### WHAT TO WORK ON
Write every line out verbatim and omit the pictures.

### DATA EXTRACT
------------------------------------------------

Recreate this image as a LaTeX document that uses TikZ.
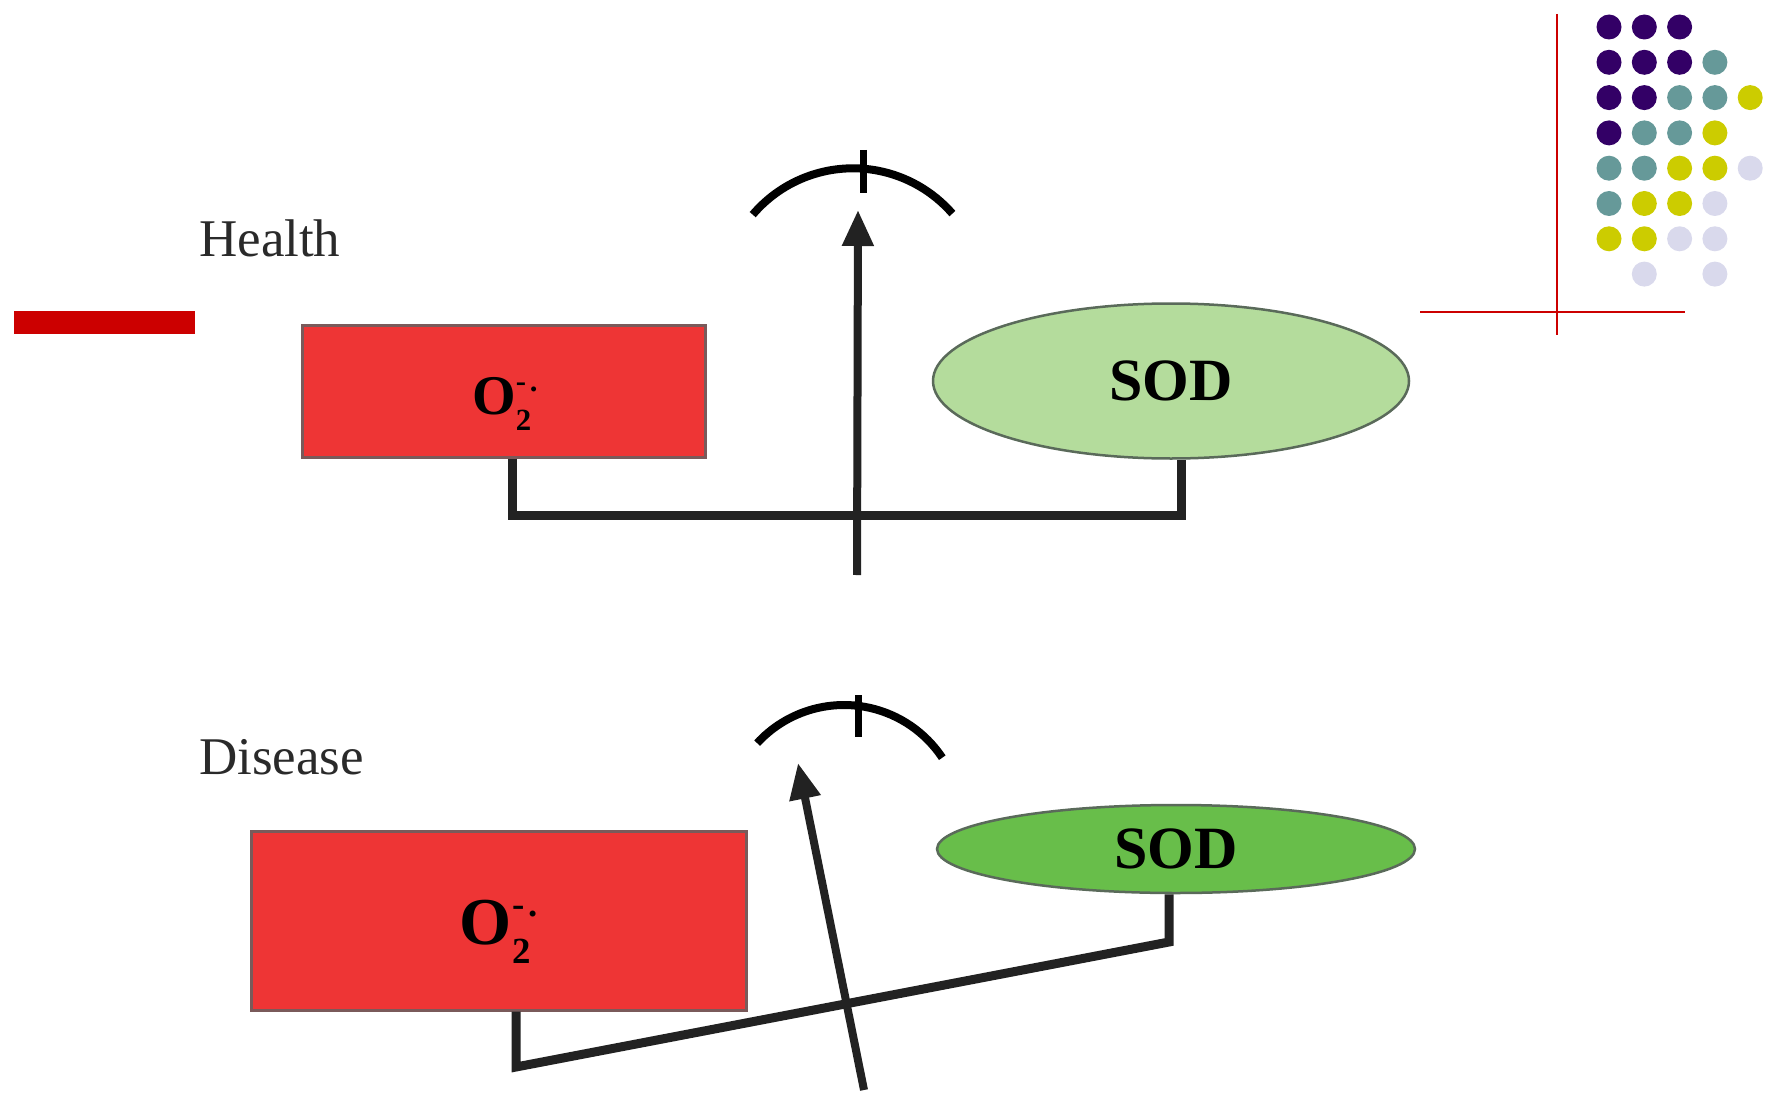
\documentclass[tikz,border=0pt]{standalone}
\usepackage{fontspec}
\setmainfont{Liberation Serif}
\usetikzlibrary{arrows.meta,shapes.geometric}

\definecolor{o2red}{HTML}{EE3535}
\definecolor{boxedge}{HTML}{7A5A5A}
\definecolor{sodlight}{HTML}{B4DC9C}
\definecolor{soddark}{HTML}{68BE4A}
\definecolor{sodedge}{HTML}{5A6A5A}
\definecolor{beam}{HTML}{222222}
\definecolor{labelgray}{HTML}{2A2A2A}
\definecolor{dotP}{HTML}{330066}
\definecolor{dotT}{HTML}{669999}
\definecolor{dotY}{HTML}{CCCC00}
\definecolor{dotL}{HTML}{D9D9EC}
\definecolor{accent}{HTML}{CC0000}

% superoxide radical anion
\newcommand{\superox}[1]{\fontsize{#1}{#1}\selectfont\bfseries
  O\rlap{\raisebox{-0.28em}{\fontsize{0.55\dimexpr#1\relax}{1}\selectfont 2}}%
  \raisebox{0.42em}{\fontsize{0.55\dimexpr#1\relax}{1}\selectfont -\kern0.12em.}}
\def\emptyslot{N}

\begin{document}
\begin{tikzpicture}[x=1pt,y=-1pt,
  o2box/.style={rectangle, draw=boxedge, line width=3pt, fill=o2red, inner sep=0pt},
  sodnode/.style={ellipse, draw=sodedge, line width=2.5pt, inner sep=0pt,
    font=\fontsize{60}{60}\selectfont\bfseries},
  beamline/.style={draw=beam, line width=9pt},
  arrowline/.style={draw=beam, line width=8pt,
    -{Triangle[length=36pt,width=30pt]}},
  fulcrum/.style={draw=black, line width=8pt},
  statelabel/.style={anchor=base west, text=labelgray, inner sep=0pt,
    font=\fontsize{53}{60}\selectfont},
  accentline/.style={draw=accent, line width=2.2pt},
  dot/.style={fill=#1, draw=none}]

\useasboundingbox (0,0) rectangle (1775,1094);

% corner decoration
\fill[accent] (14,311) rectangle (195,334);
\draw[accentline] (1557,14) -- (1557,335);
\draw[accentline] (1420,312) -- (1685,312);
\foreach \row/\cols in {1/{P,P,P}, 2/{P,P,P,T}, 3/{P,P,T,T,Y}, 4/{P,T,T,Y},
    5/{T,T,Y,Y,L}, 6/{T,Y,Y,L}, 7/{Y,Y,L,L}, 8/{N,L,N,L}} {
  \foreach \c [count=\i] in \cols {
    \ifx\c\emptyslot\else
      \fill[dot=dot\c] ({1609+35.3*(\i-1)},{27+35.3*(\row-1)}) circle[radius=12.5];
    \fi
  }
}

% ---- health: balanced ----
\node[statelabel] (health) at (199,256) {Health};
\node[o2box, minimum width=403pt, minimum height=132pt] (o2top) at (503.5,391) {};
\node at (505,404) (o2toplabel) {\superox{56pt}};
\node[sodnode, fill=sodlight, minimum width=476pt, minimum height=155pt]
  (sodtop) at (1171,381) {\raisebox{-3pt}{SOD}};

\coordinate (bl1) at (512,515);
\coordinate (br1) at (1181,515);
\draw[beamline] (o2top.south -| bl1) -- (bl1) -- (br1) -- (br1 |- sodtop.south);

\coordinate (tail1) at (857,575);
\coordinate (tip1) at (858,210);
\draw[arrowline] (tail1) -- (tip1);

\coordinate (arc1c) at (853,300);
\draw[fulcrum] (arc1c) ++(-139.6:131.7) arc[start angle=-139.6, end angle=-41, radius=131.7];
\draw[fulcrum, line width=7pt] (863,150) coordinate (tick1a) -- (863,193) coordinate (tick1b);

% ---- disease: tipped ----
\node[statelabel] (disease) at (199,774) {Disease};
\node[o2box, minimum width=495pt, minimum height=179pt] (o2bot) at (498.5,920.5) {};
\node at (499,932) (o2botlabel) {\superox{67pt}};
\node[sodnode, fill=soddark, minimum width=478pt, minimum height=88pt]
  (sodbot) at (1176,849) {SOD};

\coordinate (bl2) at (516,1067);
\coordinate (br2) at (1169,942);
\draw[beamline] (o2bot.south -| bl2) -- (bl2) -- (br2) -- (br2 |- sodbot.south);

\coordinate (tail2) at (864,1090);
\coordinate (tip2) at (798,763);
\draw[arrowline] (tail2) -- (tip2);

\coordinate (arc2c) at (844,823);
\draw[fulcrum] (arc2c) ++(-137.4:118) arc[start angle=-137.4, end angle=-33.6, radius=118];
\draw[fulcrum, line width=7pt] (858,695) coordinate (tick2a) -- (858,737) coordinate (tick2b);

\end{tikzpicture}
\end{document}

------------------------------------------------

### SOLVED EXERCISE
Recreate this image as a LaTeX document that uses TikZ.
\documentclass[tikz,border=0pt]{standalone}
\usepackage{fontspec}
\setmainfont{Liberation Serif}
\usetikzlibrary{arrows.meta,shapes.geometric}

\definecolor{o2red}{HTML}{EE3535}
\definecolor{boxedge}{HTML}{7A5A5A}
\definecolor{sodlight}{HTML}{B4DC9C}
\definecolor{soddark}{HTML}{68BE4A}
\definecolor{sodedge}{HTML}{5A6A5A}
\definecolor{beam}{HTML}{222222}
\definecolor{labelgray}{HTML}{2A2A2A}
\definecolor{dotP}{HTML}{330066}
\definecolor{dotT}{HTML}{669999}
\definecolor{dotY}{HTML}{CCCC00}
\definecolor{dotL}{HTML}{D9D9EC}
\definecolor{accent}{HTML}{CC0000}

% superoxide radical anion
\newcommand{\superox}[1]{\fontsize{#1}{#1}\selectfont\bfseries
  O\rlap{\raisebox{-0.28em}{\fontsize{0.55\dimexpr#1\relax}{1}\selectfont 2}}%
  \raisebox{0.42em}{\fontsize{0.55\dimexpr#1\relax}{1}\selectfont -\kern0.12em.}}
\def\emptyslot{N}

\begin{document}
\begin{tikzpicture}[x=1pt,y=-1pt,
  o2box/.style={rectangle, draw=boxedge, line width=3pt, fill=o2red, inner sep=0pt},
  sodnode/.style={ellipse, draw=sodedge, line width=2.5pt, inner sep=0pt,
    font=\fontsize{60}{60}\selectfont\bfseries},
  beamline/.style={draw=beam, line width=9pt},
  arrowline/.style={draw=beam, line width=8pt,
    -{Triangle[length=36pt,width=30pt]}},
  fulcrum/.style={draw=black, line width=8pt},
  statelabel/.style={anchor=base west, text=labelgray, inner sep=0pt,
    font=\fontsize{53}{60}\selectfont},
  accentline/.style={draw=accent, line width=2.2pt},
  dot/.style={fill=#1, draw=none}]

\useasboundingbox (0,0) rectangle (1775,1094);

% corner decoration
\fill[accent] (14,311) rectangle (195,334);
\draw[accentline] (1557,14) -- (1557,335);
\draw[accentline] (1420,312) -- (1685,312);
\foreach \row/\cols in {1/{P,P,P}, 2/{P,P,P,T}, 3/{P,P,T,T,Y}, 4/{P,T,T,Y},
    5/{T,T,Y,Y,L}, 6/{T,Y,Y,L}, 7/{Y,Y,L,L}, 8/{N,L,N,L}} {
  \foreach \c [count=\i] in \cols {
    \ifx\c\emptyslot\else
      \fill[dot=dot\c] ({1609+35.3*(\i-1)},{27+35.3*(\row-1)}) circle[radius=12.5];
    \fi
  }
}

% ---- health: balanced ----
\node[statelabel] (health) at (199,256) {Health};
\node[o2box, minimum width=403pt, minimum height=132pt] (o2top) at (503.5,391) {};
\node at (505,404) (o2toplabel) {\superox{56pt}};
\node[sodnode, fill=sodlight, minimum width=476pt, minimum height=155pt]
  (sodtop) at (1171,381) {\raisebox{-3pt}{SOD}};

\coordinate (bl1) at (512,515);
\coordinate (br1) at (1181,515);
\draw[beamline] (o2top.south -| bl1) -- (bl1) -- (br1) -- (br1 |- sodtop.south);

\coordinate (tail1) at (857,575);
\coordinate (tip1) at (858,210);
\draw[arrowline] (tail1) -- (tip1);

\coordinate (arc1c) at (853,300);
\draw[fulcrum] (arc1c) ++(-139.6:131.7) arc[start angle=-139.6, end angle=-41, radius=131.7];
\draw[fulcrum, line width=7pt] (863,150) coordinate (tick1a) -- (863,193) coordinate (tick1b);

% ---- disease: tipped ----
\node[statelabel] (disease) at (199,774) {Disease};
\node[o2box, minimum width=495pt, minimum height=179pt] (o2bot) at (498.5,920.5) {};
\node at (499,932) (o2botlabel) {\superox{67pt}};
\node[sodnode, fill=soddark, minimum width=478pt, minimum height=88pt]
  (sodbot) at (1176,849) {SOD};

\coordinate (bl2) at (516,1067);
\coordinate (br2) at (1169,942);
\draw[beamline] (o2bot.south -| bl2) -- (bl2) -- (br2) -- (br2 |- sodbot.south);

\coordinate (tail2) at (864,1090);
\coordinate (tip2) at (798,763);
\draw[arrowline] (tail2) -- (tip2);

\coordinate (arc2c) at (844,823);
\draw[fulcrum] (arc2c) ++(-137.4:118) arc[start angle=-137.4, end angle=-33.6, radius=118];
\draw[fulcrum, line width=7pt] (858,695) coordinate (tick2a) -- (858,737) coordinate (tick2b);

\end{tikzpicture}
\end{document}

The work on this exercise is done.